One of the comforts with which bank regulators will doubtless console themselves after last week’s market rout is that the largest U.S. banks have the capital not only to withstand this, but also the probable, profound consequences of the President’s punitive tariffs.  However, because U.S. regulators mismeasure capital resilience, this confidence is misplaced.  Using the economic-capital approach I recently endorsed shows that, while U.S. banks still are strong, they are not fortresses.

FedFin recently analyzed two new studies demonstrating that geopolitical risk is hard on bank solvency.  To this, one of course can say that there’s no real-world need for exhaustive studies of dozens of countries over decades – common sense buttressed by history makes this all too clear.  These hard lessons and the data that describe them do, though, make clear that it’s more than worth revisiting the United States after the Smoot-Hawley tariffs to get a sobering idea of the negative feedback loop between geopolitical risk, macroeconomic hazards, bank vulnerability, and – back to the beginning, geopolitical risk. Any talk of the 1930s is alarmist and also inapplicable in numerous respects, but it is the most pertinent example of geopolitical risk over the past century and thus demonstrates the need now to be very, very careful – not something this White House appears to be good at.

Economic-capital measures are a more robust platform to assess bank resilience than regulatory capital and are thus of particular pertinence at this dangerous moment.  Regulatory-capital measurements are so complex and often prove internally contradictory even before one tries to integrate capital resilience with liquidity strength.  The liquidity rules are also complex constructs based at least as much on regulatory imagining as on actual circumstance, with none of these abstruse requirements deigning to consult the market for its opinion on franchise value and thus resilience both under stress and over time.  No matter how much regulators like banks, banks cease to be viable enterprises if markets do not second this emotion.

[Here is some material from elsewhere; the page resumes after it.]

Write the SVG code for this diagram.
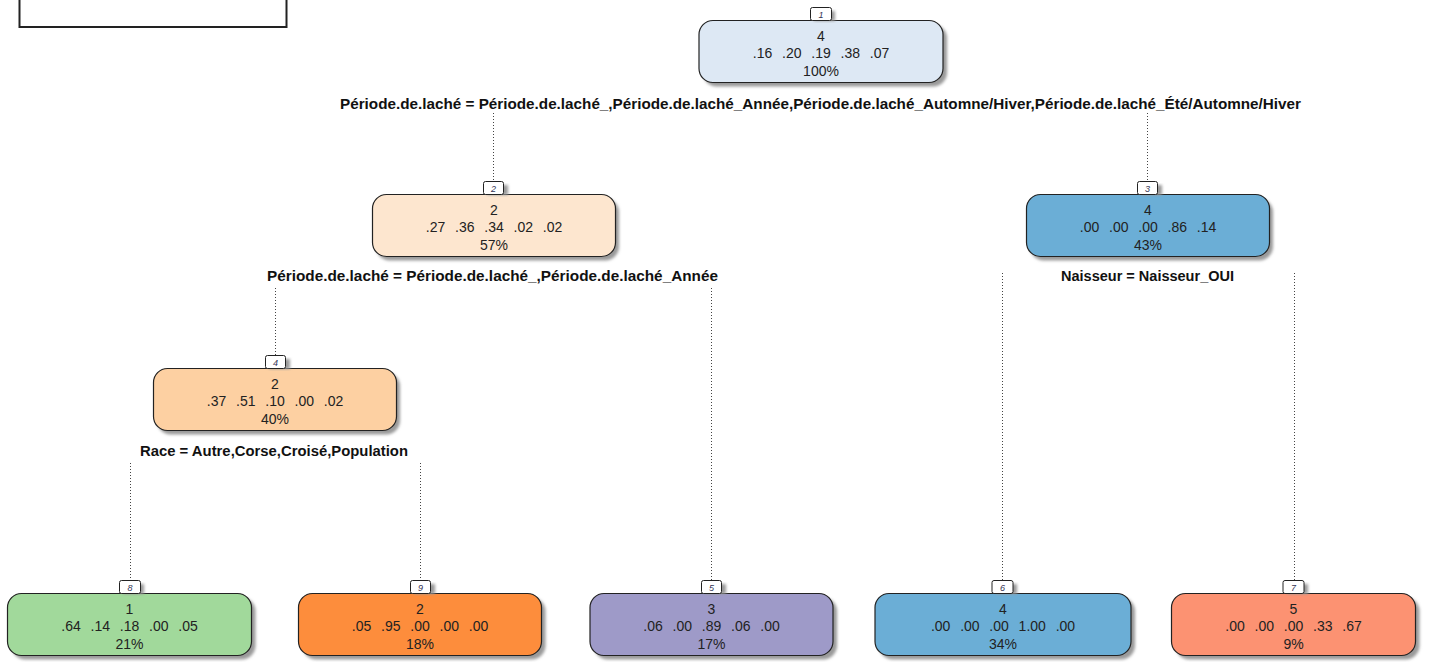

As developed by Federal Reserve Bank of New York staff, economic-capital is calculated by netting the net present value of financeable assets versus par liabilities as a baseline measure which can then be tested under various stress scenarios that start with illiquidity that end in insolvency and vice versa.  This leads to a robust measure of survivability that combines the impact of credit risk, possible illiquidity, and the real-world market conditions current rules ignore even though these are the criteria by which investors and counterparties bless or damn a bank. Very, very importantly, investors and counterparties take these data and use their own models then to project forward-looking resilience.  The entire corpus of costly, cumbersome bank regulation looks in the rear-view mirror.

One might say this isn’t a fair assessment when it comes to Fed stress-testing, but I think it is because the regulatory measures against which stress is judged are essentially academic constructs that take no account of countervailing forces such as liquidity stress. This is measured by separate tests and never the twain meet even though, as each financial crisis reminds us, capital and liquidity are inextricably intertwined.  Now would be a very, very good time to assess the largest banks around the world in terms of their economic capital – as last week showed all too clearly, investors and counterparties are already making judgments and few are flattering.

Regulators remain confident, but the double-sided stress to which President Trump’s tariffs have plunged the global financial system – see our report last week – add sovereign and geopolitical risk to a nasty brew of credit, market, and capitalization strains.  I doubt and devoutly hope the globe is not facing another systemic crisis, but trusting misleading data only makes matters worse.

Markets are ruthless and swift and yet supervisors seem always to be caught by surprise.  The only go-to they know when regulatory measures fail is forbearance when markets allow it and bailout when they don’t.  Moral hazard raises the social cost of financial stress even as moral hazard becomes still more embedded.  Economic capital is not the only answer to rear-view regulation and complacent supervision, but it’s a start.